Casas Adobes Plaza
- Location: Casas Adobes, Arizona
- Coordinates: 32°20′10″N 110°58′44″W﻿ / ﻿32.336°N 110.979°W
- Address: 70751/2 North Oracle Road
- Opening date: 1948
- Developer: Silvio "Sam" Nanini
- Management: Partners Management
- Owner: Shenkarow Group
- No. of stores and services: 29
- No. of floors: 2
- Website: casasadobesplaza.com

= Casas Adobes Plaza =

Shopping mall in Pima County, Arizona

Casas Adobes Plaza is an upscale shopping mall located in the southwest corner of North Oracle Road and East Ina Road in Casas Adobes, Arizona (United States), just northwest of Tucson.

The attempted assassination of Representative Gabby Giffords, and the murder of chief judge for the U.S. District Court for Arizona, John Roll on January 8, 2011 occurred just across North Oracle Road from Casas Adobes Plaza at the La Toscana Village.

==History==
Casas Adobes gets its name from a subdivision built by developer Silvio "Sam" Nanini in the 1950s.
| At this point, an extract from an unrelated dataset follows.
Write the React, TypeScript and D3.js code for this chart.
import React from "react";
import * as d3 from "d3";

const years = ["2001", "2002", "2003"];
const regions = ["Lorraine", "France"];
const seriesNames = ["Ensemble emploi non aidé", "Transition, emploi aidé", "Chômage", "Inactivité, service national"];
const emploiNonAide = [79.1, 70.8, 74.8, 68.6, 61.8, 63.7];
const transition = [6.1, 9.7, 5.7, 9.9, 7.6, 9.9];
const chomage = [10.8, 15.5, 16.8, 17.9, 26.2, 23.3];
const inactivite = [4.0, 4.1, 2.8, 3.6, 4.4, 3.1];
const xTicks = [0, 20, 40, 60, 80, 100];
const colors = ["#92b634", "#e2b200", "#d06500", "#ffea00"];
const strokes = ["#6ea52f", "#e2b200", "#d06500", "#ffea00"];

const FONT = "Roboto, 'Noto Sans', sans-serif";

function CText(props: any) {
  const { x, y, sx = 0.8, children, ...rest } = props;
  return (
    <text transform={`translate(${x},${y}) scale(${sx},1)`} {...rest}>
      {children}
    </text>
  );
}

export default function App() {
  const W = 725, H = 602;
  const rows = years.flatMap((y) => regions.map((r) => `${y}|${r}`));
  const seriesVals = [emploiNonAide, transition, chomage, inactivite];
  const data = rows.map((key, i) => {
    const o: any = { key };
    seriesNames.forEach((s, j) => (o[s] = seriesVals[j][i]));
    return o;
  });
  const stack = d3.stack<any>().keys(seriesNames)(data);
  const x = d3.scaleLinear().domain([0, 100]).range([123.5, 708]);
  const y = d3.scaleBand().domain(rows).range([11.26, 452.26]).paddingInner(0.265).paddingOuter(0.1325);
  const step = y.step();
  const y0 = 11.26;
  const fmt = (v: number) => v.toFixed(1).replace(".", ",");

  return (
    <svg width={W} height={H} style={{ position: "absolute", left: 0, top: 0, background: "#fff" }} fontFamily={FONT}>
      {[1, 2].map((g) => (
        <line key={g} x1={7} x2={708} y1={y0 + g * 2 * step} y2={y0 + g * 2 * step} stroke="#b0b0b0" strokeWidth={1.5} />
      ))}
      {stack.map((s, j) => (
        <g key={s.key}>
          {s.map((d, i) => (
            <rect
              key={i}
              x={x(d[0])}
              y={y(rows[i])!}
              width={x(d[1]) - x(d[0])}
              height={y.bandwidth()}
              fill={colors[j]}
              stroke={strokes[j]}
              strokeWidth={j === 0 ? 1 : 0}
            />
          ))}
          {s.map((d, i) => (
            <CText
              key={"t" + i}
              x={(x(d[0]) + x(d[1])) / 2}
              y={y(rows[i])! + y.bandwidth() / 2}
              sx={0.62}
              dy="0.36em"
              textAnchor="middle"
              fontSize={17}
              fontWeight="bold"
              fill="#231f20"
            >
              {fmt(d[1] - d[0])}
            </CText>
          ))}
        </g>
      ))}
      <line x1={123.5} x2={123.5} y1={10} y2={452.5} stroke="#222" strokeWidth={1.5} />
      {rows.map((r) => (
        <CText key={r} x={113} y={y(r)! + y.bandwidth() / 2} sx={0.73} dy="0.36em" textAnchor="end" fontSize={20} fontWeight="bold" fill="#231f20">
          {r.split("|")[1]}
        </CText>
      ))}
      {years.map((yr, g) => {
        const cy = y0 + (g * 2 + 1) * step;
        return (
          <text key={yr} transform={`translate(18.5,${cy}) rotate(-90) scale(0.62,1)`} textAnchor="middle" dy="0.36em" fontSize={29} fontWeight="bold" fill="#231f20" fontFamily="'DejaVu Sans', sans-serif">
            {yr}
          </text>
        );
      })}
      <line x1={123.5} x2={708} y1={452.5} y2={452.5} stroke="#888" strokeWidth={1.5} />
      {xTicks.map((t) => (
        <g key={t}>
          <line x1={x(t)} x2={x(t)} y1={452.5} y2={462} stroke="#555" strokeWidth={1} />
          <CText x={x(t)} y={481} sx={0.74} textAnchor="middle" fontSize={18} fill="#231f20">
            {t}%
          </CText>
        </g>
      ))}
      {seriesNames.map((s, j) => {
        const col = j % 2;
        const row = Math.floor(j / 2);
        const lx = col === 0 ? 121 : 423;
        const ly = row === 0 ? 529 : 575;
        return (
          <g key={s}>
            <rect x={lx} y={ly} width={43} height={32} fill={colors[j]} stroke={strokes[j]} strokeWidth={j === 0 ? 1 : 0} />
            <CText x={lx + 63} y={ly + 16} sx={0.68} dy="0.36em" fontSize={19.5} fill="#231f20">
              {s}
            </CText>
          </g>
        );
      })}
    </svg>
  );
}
Casas Adobes has come refer to the entire unincorporated area of the Northwest that is north of Tucson's city limits and between the towns of Oro Valley and Marana.

Mr. Nanini and his wife, Giaconda, moved to Tucson in 1948 seeking to cure Mrs. Nanini's bronchial asthma. The Nanini's were immigrants from Italy, who first moved to Chicago. Nanini immediately worked to begin an upscale shopping plaza in the remote area northwest of Tucson that today forms the heart of the Casas Adobes community. Beginning in the mid-1950s, Nanini developed three subdivisions on about 300 acres that became the heart of the Casas Adobes community and was considered by many to be Tucson's first suburb. All of the homes were built with adobe, or mud, bricks. Nanini and his son William later built the Tucson National Resort and Country Club and the adjacent million-dollar home subdivision, the Tucson National Estates.
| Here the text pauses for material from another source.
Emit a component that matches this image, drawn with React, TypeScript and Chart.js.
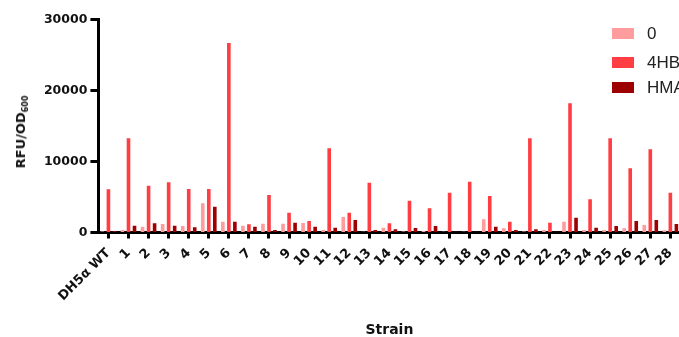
import React, { useEffect, useRef } from "react";
import { Chart, registerables } from "chart.js";

Chart.register(...registerables);

const categories = [
  "DH5α WT", "1", "2", "3", "4", "5", "6", "7", "8", "9", "10", "11", "12", "13", "14",
  "15", "16", "17", "18", "19", "20", "21", "22", "23", "24", "25", "26", "27", "28",
];

const seriesLabels = ["0", "4HBA", "HMA"];
const seriesColors = ["#FF9C9E", "#FF3D42", "#9C0000"];

const values0 = [
  150, 350, 820, 1200, 910, 4110, 1520, 960, 1240, 1240, 1340, 350, 2180, 100, 680,
  150, 200, 100, 100, 1860, 590, 150, 350, 1520, 350, 350, 590, 1060, 300,
];
const values4HB = [
  6080, 13260, 6590, 7070, 6120, 6120, 26700, 1150, 5280, 2790, 1620, 11850, 2790, 7010, 1290,
  4480, 3400, 5600, 7150, 5140, 1520, 13260, 1380, 18200, 4670, 13260, 9040, 11710, 5600,
];
const valuesHMA = [
  200, 960, 1290, 960, 730, 3640, 1520, 820, 350, 1380, 820, 680, 1760, 350, 450,
  630, 910, 100, 100, 820, 350, 450, 100, 2090, 680, 910, 1620, 1760, 1200,
];

const yTicks = [0, 10000, 20000, 30000];
const yTitle = "RFU/OD";
const yTitleSub = "600";
const xTitle = "Strain";

const CANVAS_W = 700;
const CANVAS_H = 337;

export default function App() {
  const ref = useRef<HTMLCanvasElement | null>(null);

  useEffect(() => {
    if (!ref.current) return;
    const allValues = [values0, values4HB, valuesHMA];
    const chart = new Chart(ref.current, {
      type: "bar",
      data: {
        labels: categories,
        datasets: allValues.map((vals, i) => ({
          label: seriesLabels[i],
          data: vals,
          backgroundColor: seriesColors[i],
          borderWidth: 0,
          categoryPercentage: 0.9,
          barPercentage: 0.6,
        })),
      },
      options: {
        responsive: false,
        animation: false,
        layout: { padding: { left: 0, top: 19.5, right: 19.6, bottom: 0 } },
        plugins: {
          legend: { display: false },
          tooltip: { enabled: false },
        },
        scales: {
          x: {
            type: "category",
            offset: true,
            grid: {
              display: true,
              drawOnChartArea: false,
              offset: false,
              tickLength: 6,
              tickWidth: 3,
              tickColor: "#000",
            },
            border: { display: true, width: 3, color: "#000" },
            ticks: {
              autoSkip: false,
              maxRotation: 45,
              minRotation: 45,
              padding: 7,
              color: "#111",
              font: { family: "DejaVu Sans", weight: "bold", size: 13 },
            },
            title: {
              display: true,
              text: xTitle,
              color: "#111",
              padding: { top: 0, bottom: 0 },
              font: { family: "DejaVu Sans", weight: "bold", size: 14, lineHeight: 1 },
            },
            afterFit: (scale: any) => {
              scale.height = CANVAS_H - 232.5;
            },
          },
          y: {
            min: 0,
            max: 30000,
            afterBuildTicks: (scale: any) => {
              scale.ticks = yTicks.map((v) => ({ value: v }));
            },
            grid: {
              display: true,
              drawOnChartArea: false,
              tickLength: 8,
              tickWidth: 3,
              tickColor: "#000",
            },
            border: { display: true, width: 3, color: "#000" },
            ticks: {
              padding: 3,
              color: "#111",
              font: { family: "DejaVu Sans", weight: "bold", size: 12.5 },
              callback: (v: any) => String(v),
            },
            afterFit: (scale: any) => {
              scale.width = 98.4;
            },
          },
        },
      },
    });
    return () => chart.destroy();
  }, []);

  const legendTops = [28, 57, 82];

  return (
    <div
      style={{
        position: "fixed",
        left: 0,
        top: 0,
        width: 679,
        height: 337,
        overflow: "hidden",
        background: "#fff",
      }}
    >
      <canvas ref={ref} width={CANVAS_W} height={CANVAS_H} style={{ position: "absolute", left: 0, top: 0 }} />
      <div
        style={{
          position: "absolute",
          left: 22,
          top: 132,
          transform: "translate(-50%, -50%) rotate(-90deg)",
          whiteSpace: "nowrap",
          fontFamily: "DejaVu Sans",
          fontWeight: "bold",
          fontSize: 13,
          color: "#111",
          lineHeight: 1,
        }}
      >
        {yTitle}
        <span style={{ fontSize: 8, verticalAlign: "-3px" }}>{yTitleSub}</span>
      </div>
      {seriesLabels.map((lab, i) => (
        <div
          key={lab}
          style={{
            position: "absolute",
            left: 612,
            top: legendTops[i] - 3,
            height: 17,
            display: "flex",
            alignItems: "center",
            whiteSpace: "nowrap",
            fontFamily: "Liberation Sans",
            fontSize: 17,
            color: "#222",
          }}
        >
          <span style={{ display: "inline-block", width: 22, height: 11, background: seriesColors[i], marginRight: 13 }} />
          {lab}
        </div>
      ))}
    </div>
  );
}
Casas Adobes Plaza was built with the same red-brown adobe brick of their Casas Adobes subdivision, and with the intent to mimic the neighborhood markets of Sam Nanini's hometown in Italy. The area has continued to add subdivisions and today it has nearly 60,000 residents.

== About ==
Casas Adobes Plaza, was designed by a protégé of Swiss architect Josias Joesler in the late 1940s. The plaza features Spanish Colonial architecture.